During the few years I’ve spent in the Philippines, I truly loved each and every dish that I was lucky enough to shovel into my mouth. It’s hard to be lady like when you’re inhaling your food.
When we moved back to the states, unfortunately I was too young to even think that I’d ever think about or crave Filipino food again. You see…I was only 9 years old when we moved back. Of course I knew I loved the food I was leaving, but since I lived there at such a young age, it NEVER crossed my mind that when we came back to the states, I wouldn’t be able to get some Lumpia, Pansit, or any other dish I so desired; whenever I desired it. Oh to be young and foolish…
Fast forward about 20 something years.
I had met a Filipino woman at work. She had recently moved here from her homeland because she met and married her american military husband while in the Philippines. Well, as soon as she heard that I lived in the Philippines for a few years, knew a bit of Tagalog, and missed Filipino food, the NEXT DAY she brought a whole shitload of Lumpia to work. For me. It was a great surprise, and I was overjoyed that she thought of me so highly. That was before I took my first bite. After I had my first Lumpia, I wanted to propose to her. I’m not sure how my boyfriend at the time would have felt about that though.

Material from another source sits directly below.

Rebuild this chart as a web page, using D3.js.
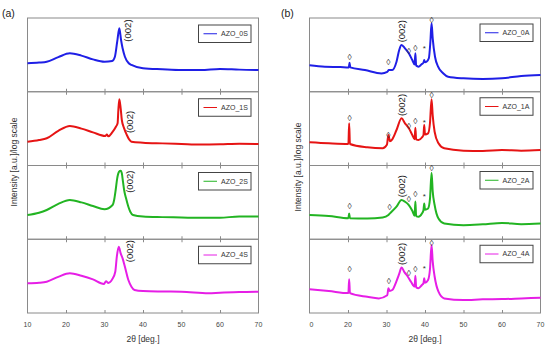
<!DOCTYPE html>
<html>
<head>
<meta charset="utf-8">
<script src="https://cdn.jsdelivr.net/npm/d3@7"></script>
<style>
  body { margin: 0; background: #fff; }
  text { font-family: "Liberation Sans", Arial, sans-serif; }
</style>
</head>
<body>
<svg id="chart" width="550" height="351"></svg>
<script>
// Data: [2theta (deg), intensity (a.u., log scale, relative per panel)]
var leftNames  = ["AZO_0S", "AZO_1S", "AZO_2S", "AZO_4S"];
var rightNames = ["AZO_0A", "AZO_1A", "AZO_2A", "AZO_4A"];
var colors     = ["#1f1fe6", "#e61414", "#22b422", "#e61ee6"];

var azo0S = [[10,38.6],[13,39.5],[15,40.7],[18,47],[21,52.1],[24,49],[27,43.9],[30,40.7],[32,41.7],[32.7,47.5],[33.3,67.9],[33.85,86],[34.3,70.2],[34.7,58.9],[35.3,47.5],[36.3,38.6],[37,36.3],[40,31.9],[45,30.5],[50,29.5],[55,29.5],[60,31],[65,30],[70,29.5]];
var azo1S = [[10,32.3],[13,34.5],[15,36.9],[18,47],[21,53.6],[24,50],[27,44.9],[30.2,40],[30.6,42],[31,39.5],[32,44.9],[33,52.9],[33.4,57.2],[33.6,75.3],[33.85,89.8],[34.2,77.6],[34.5,61.7],[35.1,50.4],[35.8,41.4],[36.5,34.6],[37,32.3],[40,30.9],[45,30],[50,29.2],[55,28.5],[60,28.8],[65,29.5],[70,29.2]];
var azo2S = [[10,32.9],[13,36],[15,39.7],[18,48],[21,53.2],[24,50],[27,45.1],[30,40.7],[32.1,46.4],[32.5,53.2],[32.9,66.8],[33.3,82.6],[33.8,91.6],[34.2,93],[34.5,89.4],[34.8,78],[35.1,66.8],[35.6,55.5],[36.2,44.1],[36.7,37.3],[37.4,32.9],[40,30.8],[45,30],[50,29.5],[55,29],[60,29.2],[65,30.8],[70,30.8]];
var azo4S = [[10,40.2],[13,41],[15,42.5],[18,49],[21,53.8],[24,50.5],[27,45.6],[29.8,39.3],[30.4,43],[31,40.7],[32,45.6],[32.8,56],[33.2,76.3],[33.7,90],[34.2,80.9],[34.7,74.1],[35.3,62.8],[36.2,44.7],[37,35.7],[37.8,31.2],[40,29.8],[45,29.2],[50,28.9],[57,26.7],[60,27.6],[65,28.5],[70,28.9]];

var azo0A = [[10,36],[14,34],[18,33.5],[20.2,33],[20.4,39.3],[20.6,33],[24.4,29.5],[28.7,24.9],[30.2,27],[30.6,29.5],[31.5,29.5],[32.6,40.7],[33.3,56.6],[33.9,63.4],[34.8,58.9],[35.8,52.1],[36.7,43],[37.3,37],[37.5,52.1],[37.7,35.5],[38.3,34],[39.1,37.2],[39.6,39.5],[39.8,43],[40.0,40],[40.4,40.7],[41,45.4],[41.4,67.9],[41.7,92.8],[42,72.4],[42.6,47.5],[43.4,34],[44.7,25],[46,20.4],[50,18.2],[55,17.3],[60,18.2],[65,21.4],[70,22.7]];
var azo1A = [[10,31.5],[15,30.1],[20.1,29.2],[20.3,57.2],[20.5,29.2],[25,24.7],[29,23.3],[30.1,28],[30.5,41.4],[30.9,33],[31.5,35.5],[32.6,48.1],[33.9,64],[34.8,57.2],[35.8,50.4],[36.7,41.4],[37.3,35.5],[37.5,51.3],[37.7,35.5],[38.3,34.6],[39.2,38],[39.6,41.4],[39.8,55],[40.0,42],[40.8,43.6],[41.3,58],[41.7,89.8],[42.0,68],[42.5,45.8],[43.5,30.1],[45,23.3],[50,20.1],[55,19.7],[60,21],[65,20.1],[70,21]];
var azo2A = [[10,32.9],[15,31.5],[20.1,28.5],[20.3,35],[20.5,28.5],[25,28.1],[29,29.5],[30.5,33],[30.9,35.1],[32.6,44.1],[33.9,53.2],[34.8,50.9],[35.8,46.4],[36.7,38.7],[37.3,32],[37.5,51.2],[37.7,31.5],[38.3,30.6],[39.2,35],[39.6,39.4],[39.8,48.5],[40.0,40],[40.8,41.7],[41.3,55],[41.7,90.2],[42.0,65],[42.5,46.4],[43.5,28.1],[45,21.4],[50,19.1],[55,20.3],[60,22.2],[65,20.5],[70,21.4]];
var azo4A = [[10,32.2],[15,29.8],[20.1,27],[20.3,45.8],[20.5,27],[25,22],[28,19.8],[30.2,24],[30.5,33.6],[30.8,30],[31.5,31.2],[32.5,42],[33.3,53],[33.9,61.7],[34.7,55],[35.5,49.5],[36.4,42],[37.1,36.5],[37.3,35.9],[37.5,50.5],[37.7,35],[38.3,33.6],[39.2,38],[39.6,40.3],[39.8,47.2],[40.0,41],[40.8,44.7],[41.3,60],[41.7,92.2],[42.0,70],[42.5,49.5],[43.5,28.9],[45,19.8],[50,17.6],[55,18.5],[60,18.9],[65,19.8],[70,20.7]];

var leftData  = [azo0S, azo1S, azo2S, azo4S];
var rightData = [azo0A, azo1A, azo2A, azo4A];

// (002) label positions [2theta, intensity] per panel
var leftPeakLabels  = [[36.2,83], [36.5,59], [36.5,78], [36.7,84]];
var rightPeakLabels = [[33.9,82], [33.9,82], [33.9,72], [33.9,80]];

// Phase markers per right panel: [2theta, intensity, symbol]
var rightMarkers = [
  [[20.4,47.5,"\u25CA"],[30.5,40.7,"\u25CA"],[35.8,55.7,"\u25CA"],[37.5,59.7,"\u25CA"],[39.8,59.7,"*"],[41.7,97.3,"\u25CA"]],
  [[20.4,64.8,"\u25CA"],[30.5,41.4,"\u25CA"],[35.8,53.6,"\u25CA"],[37.5,60.3,"\u25CA"],[39.8,59.4,"*"],[41.7,95.6,"\u25CA"]],
  [[20.4,45.1,"\u25CA"],[30.8,44.1,"\u25CA"],[35.8,54.2,"\u25CA"],[37.5,61.4,"\u25CA"],[39.8,58.6,"*"],[41.7,96.2,"\u25CA"]],
  [[20.4,59.3,"\u25CA"],[30.6,43.4,"\u25CA"],[35.8,54.6,"\u25CA"],[37.5,59.3,"\u25CA"],[39.8,60.6,"*"],[41.7,95.3,"\u25CA"]]
];

// Axis ticks
var tickValues      = [10, 20, 30, 40, 50, 60, 70];
var leftTickLabels  = ["10", "20", "30", "40", "50", "60", "70"];
var rightTickLabels = ["0", "20", "30", "40", "50", "60", "70"];

// Layout
var svg = d3.select("#chart");
var top0 = 18, panelH = 73.75, nPanels = 4;
var frameColor = "#8a8a8a";

var line = function(x, y) {
  return d3.line()
    .x(function(d) { return x(d[0]); })
    .y(function(d) { return y(d[1]); })
    .curve(d3.curveMonotoneX);
};

// Draw one column of stacked panels
var drawColumn = function(opts) {
  var x = d3.scaleLinear().domain([10, 70]).range([opts.x0, opts.x1]);
  var g = svg.append("g");

  opts.data.forEach(function(series, i) {
    var pTop = top0 + i * panelH;
    var pBot = pTop + panelH;
    var y = d3.scaleLinear().domain([0, 100]).range([pBot, pTop]);

    // Frame
    g.append("rect")
      .attr("x", opts.x0).attr("y", pTop)
      .attr("width", opts.x1 - opts.x0).attr("height", panelH)
      .attr("fill", "none").attr("stroke", frameColor).attr("stroke-width", 1);

    // Ticks at panel bottom
    var axis = d3.axisBottom(x).tickValues(tickValues.slice(1, -1)).tickSize(0).tickFormat("");
    var ag = g.append("g").attr("transform", "translate(0," + pBot + ")").call(axis);
    ag.select(".domain").remove();
    ag.selectAll(".tick").append("line")
      .attr("y1", -3).attr("y2", i < nPanels - 1 ? 3 : 0)
      .attr("stroke", frameColor);

    // Curve
    g.append("path")
      .datum(series)
      .attr("d", line(x, y))
      .attr("fill", "none")
      .attr("stroke", colors[i])
      .attr("stroke-width", 2)
      .attr("stroke-linejoin", "round");

    // (002) label
    var pl = opts.peakLabels[i];
    g.append("text")
      .attr("transform", "translate(" + (x(pl[0]) + 3) + "," + y(pl[1]) + ") rotate(-90)")
      .attr("text-anchor", "middle")
      .attr("font-size", 9.5)
      .attr("fill", "#222")
      .text("(002)");

    // Phase markers
    if (opts.markers) {
      g.selectAll(null).data(opts.markers[i]).enter().append("text")
        .attr("x", function(d) { return x(d[0]); })
        .attr("y", function(d) { return y(d[1]) + 3; })
        .attr("text-anchor", "middle")
        .attr("font-family", "DejaVu Sans")
        .attr("font-size", function(d) { return d[2] == "*" ? 8 : 8.5; })
        .attr("fill", "#333")
        .text(function(d) { return d[2]; });
    }

    // Legend
    var lx = opts.legendX, ly = pTop + opts.legendDy;
    g.append("rect")
      .attr("x", lx).attr("y", ly).attr("width", opts.legendW).attr("height", 17.5)
      .attr("fill", "#fff").attr("stroke", "#444").attr("stroke-width", 1);
    g.append("line")
      .attr("x1", lx + 5).attr("x2", lx + 18.5)
      .attr("y1", ly + 8.75).attr("y2", ly + 8.75)
      .attr("stroke", colors[i]).attr("stroke-width", 1);
    g.append("text")
      .attr("x", lx + 22.5).attr("y", ly + 11.2)
      .attr("font-size", 7).attr("fill", "#333")
      .text(opts.names[i]);
  });

  // Bottom tick labels
  var bottom = top0 + nPanels * panelH;
  g.selectAll(null).data(tickValues).enter().append("text")
    .attr("x", function(d, k) { return x(d) + (opts.tickLabels[k].length == 1 ? 2 : 0); })
    .attr("y", bottom + 13.5)
    .attr("text-anchor", "middle")
    .attr("font-size", 7).attr("fill", "#444")
    .text(function(d, k) { return opts.tickLabels[k]; });

  // X title
  g.append("text")
    .attr("x", (opts.x0 + opts.x1) / 2).attr("y", bottom + 29)
    .attr("text-anchor", "middle").attr("font-size", 8.5).attr("fill", "#333")
    .text("2\u03B8 [deg.]");

  // Y title
  g.append("text")
    .attr("transform", "translate(" + opts.yLabelX + "," + opts.yLabelY + ") rotate(-90)")
    .attr("text-anchor", "middle").attr("font-size", 8.5).attr("fill", "#333")
    .text("Intensity [a.u.]/log scale");

  // Panel letter
  g.append("text")
    .attr("x", opts.letterX).attr("y", 16.5)
    .attr("font-size", 10.5).attr("fill", "#222")
    .text(opts.letter);
};

drawColumn({
  x0: 27.5, x1: 258.5, data: leftData, names: leftNames,
  peakLabels: leftPeakLabels, markers: null, tickLabels: leftTickLabels,
  legendX: 198.5, legendW: 52.5, legendDy: 7,
  yLabelX: 17, yLabelY: 162, letter: "(a)", letterX: 2
});

drawColumn({
  x0: 309.5, x1: 540.5, data: rightData, names: rightNames,
  peakLabels: rightPeakLabels, markers: rightMarkers, tickLabels: rightTickLabels,
  legendX: 480, legendW: 53, legendDy: 6,
  yLabelX: 301, yLabelY: 167, letter: "(b)", letterX: 281
});
</script>
</body>
</html>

Anywhooo… These were exactly like the Lumpia I had as a child when sitting in the home of one of my many Filipino friends. And I think that’s awesome because there are many different variations of this recipe and they are all authentic. Just with different fillings. I’ve heard of using crab, shrimp, raisins, bean sprouts, mushrooms…etc. I’ve never had all those different ingredients in mine. I don’t think I want to actually. I believe I have probably the most popular, and basic one right here.
The basic sauce for Lumpia is Soy Sauce, hot pepper flakes to taste, and a squeeze of lime. Mix it all together, and that’s it.

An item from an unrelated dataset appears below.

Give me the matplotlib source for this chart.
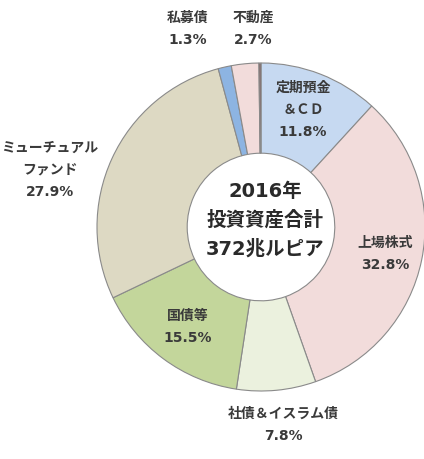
import matplotlib
matplotlib.use("Agg")
import matplotlib.pyplot as plt

plt.rcParams['font.family'] = ['DejaVu Sans', 'Noto Sans CJK JP']

# data (clockwise from 12 o'clock)
labels = ["定期預金\n＆ＣＤ", "上場株式", "社債＆イスラム債", "国債等",
          "ミューチュアル\nファンド", "私募債", "不動産", ""]
shares = [11.8, 32.8, 7.8, 15.5, 27.9, 1.3, 2.7, 0.2]
colors = ["#c6d9f1", "#f2dcdb", "#ebf1de", "#c3d69b",
          "#ddd9c3", "#8db4e2", "#f2dcdb", "#7f6060"]

# label block centres in pixels (x, y from top-left)
label_pos = [(303, 110), (385, 254), (283, 425), (188, 327),
             (50, 170), (188, 29), (253, 29), None]

W, H = 424, 460
cx, cy, R = 261, 228, 164

fig = plt.figure(figsize=(W / 100, H / 100), dpi=100)
ax = fig.add_axes([0, 0, 1, 1])
ax.pie(shares, colors=colors, startangle=90, counterclock=False, radius=1,
       wedgeprops=dict(width=0.55, edgecolor="#8a8a8a", linewidth=0.8))
ax.set_xlim(-cx / R, (W - cx) / R)
ax.set_ylim(-(H - cy) / R, cy / R)
ax.set_aspect("equal")
ax.axis("off")


def px(p):
    return (p[0] - cx) / R, (cy - p[1]) / R


for lab, val, pos in zip(labels, shares, label_pos):
    if pos is None:
        continue
    x, y = px(pos)
    ax.text(x, y, f"{lab}\n{val}%", ha="center", va="center", fontsize=10,
            fontweight="bold", color="#3a3a3a", linespacing=1.75)

x, y = px((265, 220))
ax.text(x, y, "2016年\n投資資産合計\n372兆ルピア", ha="center", va="center",
        fontsize=14, fontweight="bold", color="#2a2a2a", linespacing=1.6)

fig.savefig("out.png", dpi=100)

Some people like to use sweet and sour sauce. Though it tastes great, it’s not very filipino-ish. But in the end, I guess taste is what it’s all about, right?
2 lbs ground beef
1 1/2 lbs ground pork
2 stalks celery, minced
2 carrots, minced
1/2 head cabbage, chopped and minced
1-2 tbsp soy sauce
1 egg white
vegetable oil for deep frying
Lumpia wrappers (I found them in an Asian store in Colorado, if you can’t find them you can use egg roll wrappers, though they are a little thicker)
Brown the meat and drain the fat. Season to taste with the salt, pepper and garlic powder, mix and let cool.
In a large bowl, mix the meat mixture and the vegetables together. Add the soy sauce, and re-season if needed (usually doesn’t need any additional seasoning, but good to check it anyway) add the eggs and combine well.
In a small bowl, mix the egg white and enough flour to make a paste (it might be a little difficult to combine at first, but just keep mixing for a minute or two). Take the Lumpia wrappers and cut them on the diagonal (if they’re square) to make 2 triangles. Place a heaping teaspoonful of the meat mixture at the bottom of the triangle (the wide part, not the pointed end). Fold each point towards the center of the meat, and roll up towards the top of the triangle. On the tip of the triangle, dollop a bit of the egg/flour mixture and complete the roll. The egg/flour mixture should act as a glue to hold the roll closed.
Fry in oil heated to 375 degrees f. When I remove them from the oil, I usually use tongs, and hold them vertically over the oil for about 10 seconds so the oil can drain from the inside of the Lumpia.